Day-to-day operation of the company was hardly efficient under such dispersed war-time arrangements, as Miss Wallace discovered; therefore no sooner had the Longacres' residents' 1945 street party taken place than two years of building and moving began on the brickworks site to add the first generation of works buildings to the existing stores.  The entire company of Marconi Instruments Ltd came under one set of roofs for the first time in mid 1947.
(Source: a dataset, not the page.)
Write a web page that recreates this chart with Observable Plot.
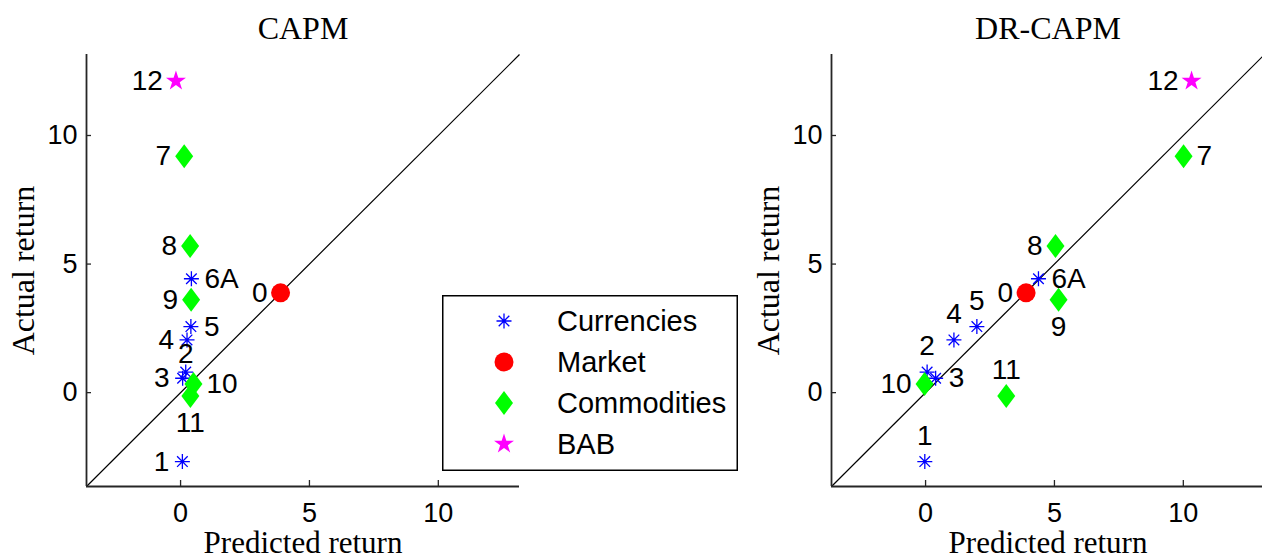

Work stations at the Hedley Road service department.
MARCONI STAFF JOURNAL VOLUME 8

Except, that the one roof concept was short lived for a company whose reputation and size kept expanding. The next site which came into the frame; behind Beaumont Works, which was the Nicholson coat factory, was a single storey brick building with its own former basement air raid shelter and ready for new occupants.  MI opened its service department here.  It was quite a complex operation, where equipment arrived for repairs, replacement of parts and investigations about reliability.  The department was undoubtedly hugely significant, as its proved the baseline for all departments. The experience garnered here fed back to improve designs, increase standards and create modifications leading to new models at the main works at Longacres.
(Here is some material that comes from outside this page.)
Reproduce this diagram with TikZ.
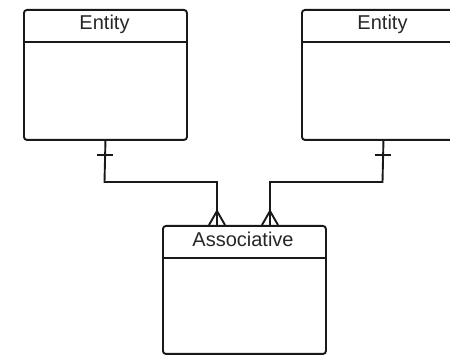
\documentclass[tikz,border=0pt]{standalone}
\usepackage{fontspec}
\setmainfont{Liberation Sans}
\begin{document}
\begin{tikzpicture}[x=1pt,y=-1pt,
  line width=1.9pt, draw=black!90,
  entbox/.style={draw=black!90, rectangle, rounded corners=3pt, minimum width=163pt, minimum height=130pt, anchor=north west, inner sep=0pt},
  enttitle/.style={text=black!85, font=\fontsize{20}{24}\selectfont, inner sep=0pt, anchor=base},
  conn/.style={draw=black!90, line width=1.9pt}
]
\useasboundingbox (0,0) rectangle (450,355);
\clip (0,0) rectangle (450,355);
% entities
\node[entbox] (e1) at (23,9) {};
\node[entbox] (e2) at (301,9) {};
\node[entbox, minimum height=128pt] (a) at (162,225) {};
% header dividers
\draw (e1.west |- 0,42) -- (e1.east |- 0,42);
\draw (e2.west |- 0,42) -- (e2.east |- 0,42);
\draw (a.west |- 0,258) -- (a.east |- 0,258);
% titles
\node[enttitle] (t1) at (104.5,30) {Entity};
\node[enttitle] (t2) at (382.5,30) {Entity};
\node[enttitle] (t3) at (243,246.5) {Associative};
% connector points
\coordinate (a1) at (217,225);
\coordinate (a2) at (270,225);
\coordinate (j1) at (104.5,182);
\coordinate (j2) at (382.5,182);
% connectors
\draw[conn] (e1.south) -- (j1) -| (a1);
\draw[conn] (e2.south) -- (j2) -| (a2);
% one marks
\draw[conn] (96.5,155) -- (112.5,155);
\draw[conn] (374.5,155) -- (390.5,155);
% crow's feet
\draw[conn] (209,225) -- (217,211) -- (225,225);
\draw[conn] (262,225) -- (270,211) -- (278,225);
\end{tikzpicture}
\end{document}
Left: part of the Ballito building originally built by T E Smith's Fleet Printing Works.  Right:
the post war expansion building of Ballito and subsequently taken over by Marconi Instruments.
COURTESY MARCONI HERITAGE GROUP

Probably the first of the company's post-war advertising in 1945, and too early to add
the name Longacres to the street address.
    COURTESY GRACIES GUIDE

We're not finished yet, because Fleetville featured more than just Hedley Road.  Even during the dispersed period of wartime the embryonic MI was using space at the large Ballito factory, which itself had turned over to shell casing manufacture.  Later, the post-war Ballito multi-floor block built for new ranges of woollen wear and nylon products, was partly, and then entirely used for MI components and assembly.  Finally, when Courtaulds acquired ownership of the main Ballito mill by acquisition, the site, but  was promptly sold again to MI.

While 1970 was the high-point of MI's occupation of buildings in St Albans' Own East End, the company continued to run a successful business.  There is, of course much more to the MI story, but the only part which remains to be included here, is a mention of prefabs brought to Hill End Lane and St Julians for key workers from the High Wycombe works, who for a few years had commuted to St Albans by special coaches laid on each day. As  building licenses became available a number of permanent homes in Charmouth Road and other locations were made available for a number of MI key employees.
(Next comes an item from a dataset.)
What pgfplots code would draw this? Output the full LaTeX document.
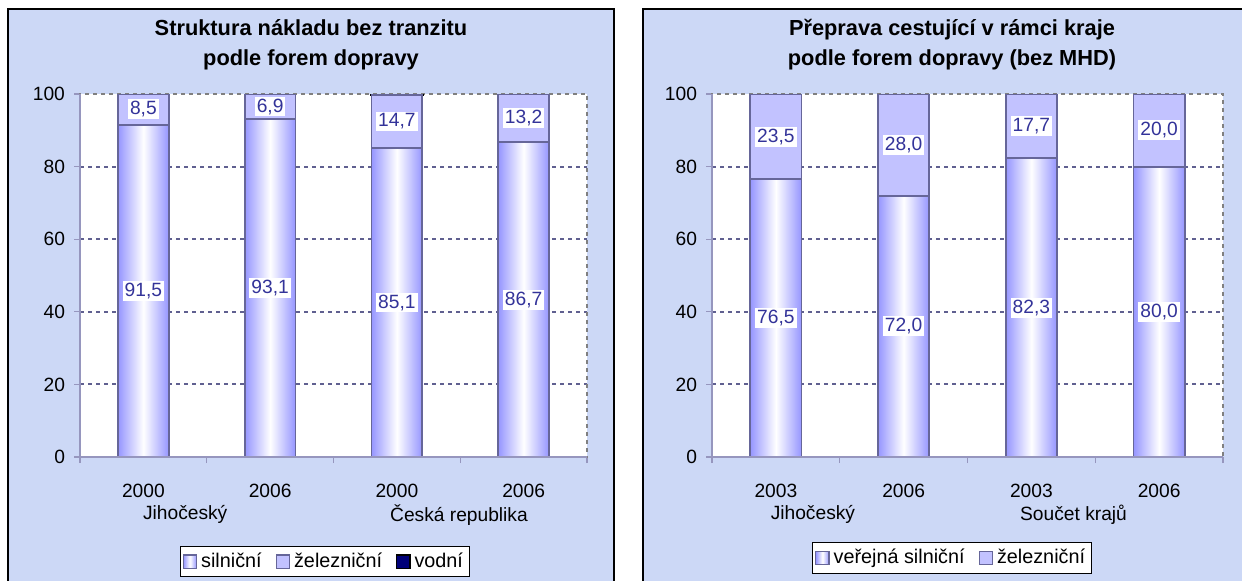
\documentclass[border=0pt]{standalone}
\usepackage{pgfplots}
\pgfplotsset{compat=1.18}
\usepackage{fontspec}
\setmainfont{Liberation Sans}
\definecolor{bg}{RGB}{204,216,246}
\definecolor{road}{RGB}{150,150,255}
\definecolor{rail}{RGB}{194,194,255}
\definecolor{barline}{RGB}{102,102,153}
\definecolor{lbl}{RGB}{51,51,153}
\definecolor{gridc}{RGB}{96,96,144}
\definecolor{framec}{RGB}{128,128,128}
\definecolor{axisc}{RGB}{150,150,190}
\definecolor{water}{RGB}{0,0,120}
\pgfplotsset{
  geom/.style={
    scale only axis, height=181.5pt,
    enlargelimits=false,
    xmin=-0.5, xmax=3.5, ymin=0, ymax=100,
  },
  under/.style={geom,
    axis line style={draw=none},
    xtick=\empty, ytick={20,40,60,80}, yticklabels={},
    major tick length=0pt,
    ymajorgrids,
    grid style={gridc, line width=1pt, dash pattern=on 2pt off 2pt},
    axis background/.style={fill=white},
  },
  common/.style={geom,
    ybar stacked, bar width=0.4,
    stacked ignores zero,
    ytick={0,20,...,100},
    xtick={0,1,2,3},
    minor xtick={-0.5,0.5,1.5,2.5,3.5},
    xtick pos=bottom, ytick pos=left,
    major x tick style={draw=none},
    minor x tick style={axisc, line width=0.6pt},
    major y tick style={axisc, line width=0.6pt},
    tick align=outside,
    major tick length=3pt, minor tick length=3pt,
    axis line style={framec, line width=1pt, dash pattern=on 2pt off 2pt},
    /pgf/number format/assume math mode=true,
    tick label style={font=\fontsize{9.6}{10}\selectfont, text=black},
    y tick label style={xshift=-1pt},
    x tick label style={yshift=-7pt},
    extra x tick style={major tick length=0pt, grid=none, tick label style={yshift=-13.5pt}},
    legend style={anchor=north, legend columns=-1, draw=black, fill=white,
      font=\fontsize{9.9}{10}\selectfont, inner sep=1.2pt,
      /tikz/every even column/.append style={column sep=5pt}},
    legend image code/.code={\draw[#1, line width=0.6pt] (0pt,-3.3pt) rectangle (6.6pt,3.3pt);},
    every node near coord/.append style={anchor=center, fill=white, inner sep=1pt,
      text=lbl, font=\fontsize{9.6}{10}\selectfont},
    lbls/.style={nodes near coords={\pgfmathprintnumber[fixed, fixed zerofill, precision=1, use comma]{\pgfplotspointmeta}}},
    after end axis/.code={\draw[axisc, line width=0.6pt] (rel axis cs:0,1) -- (rel axis cs:0,0) -- (rel axis cs:1,0);},
  },
  shadebar/.style={ybar, bar width=0.4, bar shift=0pt, draw=none,
    left color=road, right color=road, middle color=white},
  roadbar/.style={draw=barline, line width=0.9pt, fill=none,
    legend image code/.code={\draw[draw=barline, line width=0.6pt, left color=road, right color=road, middle color=white] (0pt,-3.3pt) rectangle (6.6pt,3.3pt);}},
  railbar/.style={draw=barline, line width=0.9pt, fill=rail},
}
\begin{document}
\begin{tikzpicture}
\useasboundingbox (0,0) rectangle (621pt,290pt);
\fill[white] (0,0) rectangle (621pt,290pt);
\filldraw[fill=bg, draw=black, line width=0.8pt] (4pt,-10pt) rectangle (307pt,285.5pt);
\filldraw[fill=bg, draw=black, line width=0.8pt] (321.5pt,-10pt) rectangle (630pt,285.5pt);
\node[font=\bfseries\fontsize{10.9}{15}\selectfont, align=center] at (155.5pt,267.5pt) {Struktura nákladu bez tranzitu\\podle forem dopravy};
\node[font=\bfseries\fontsize{10.9}{15}\selectfont, align=center] at (476pt,267.5pt) {Přeprava cestující v rámci kraje\\podle forem dopravy (bez MHD)};

% left panel: gradient fill of road bars
\begin{axis}[under, width=253.5pt, at={(40pt,61.5pt)}, anchor=south west]
\addplot[shadebar] coordinates {(0,91.5)};
\addplot[shadebar] coordinates {(1,93.1)};
\addplot[shadebar] coordinates {(2,85.1)};
\addplot[shadebar] coordinates {(3,86.7)};
\end{axis}
\begin{axis}[common, width=253.5pt, at={(40pt,61.5pt)}, anchor=south west,
  xticklabels={2000,2006,2000,2006},
  extra x ticks={0.33,2.49},
  extra x tick labels={Jihočeský,Česká republika},
  legend style={at={(0.483,-0.245)}}]
\addplot[roadbar, lbls] coordinates {(0,91.5) (1,93.1) (2,85.1) (3,86.7)};
\addlegendentry{silniční}
\addplot[railbar, lbls] coordinates {(0,8.5) (1,6.9) (2,14.7) (3,13.2)};
\addlegendentry{železniční}
\addplot[draw=black, line width=1.5pt, fill=water] coordinates {(0,0) (1,0) (2,0.2) (3,0.1)};
\addlegendentry{vodní}
\end{axis}

% right panel
\begin{axis}[under, width=255.5pt, at={(356pt,61.5pt)}, anchor=south west]
\addplot[shadebar] coordinates {(0,76.5)};
\addplot[shadebar] coordinates {(1,72.0)};
\addplot[shadebar] coordinates {(2,82.3)};
\addplot[shadebar] coordinates {(3,80.0)};
\end{axis}
\begin{axis}[common, width=255.5pt, at={(356pt,61.5pt)}, anchor=south west,
  xticklabels={2003,2006,2003,2006},
  extra x ticks={0.29,2.33},
  extra x tick labels={Jihočeský,Součet krajů},
  legend style={at={(0.47,-0.235)}}]
\addplot[roadbar, lbls] coordinates {(0,76.5) (1,72.0) (2,82.3) (3,80.0)};
\addlegendentry{veřejná silniční}
\addplot[railbar, lbls] coordinates {(0,23.5) (1,28.0) (2,17.7) (3,20.0)};
\addlegendentry{železniční}
\end{axis}
\end{tikzpicture}
\end{document}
Probably the most well known of the company's buildings, Marconi House on the corner of The Strand and Aldwych, has not been further mentioned, along with buildings in Stevenage, Colchester and Chelmsford.  They might make a blog on another occasion.

Finally, there may be a number of former MI employees who are able to fill in gaps in the firm's location story – for example, whereabouts in High Wycombe were the two entities sent at the beginning of hostilities?  Or perhaps that is still a state secret!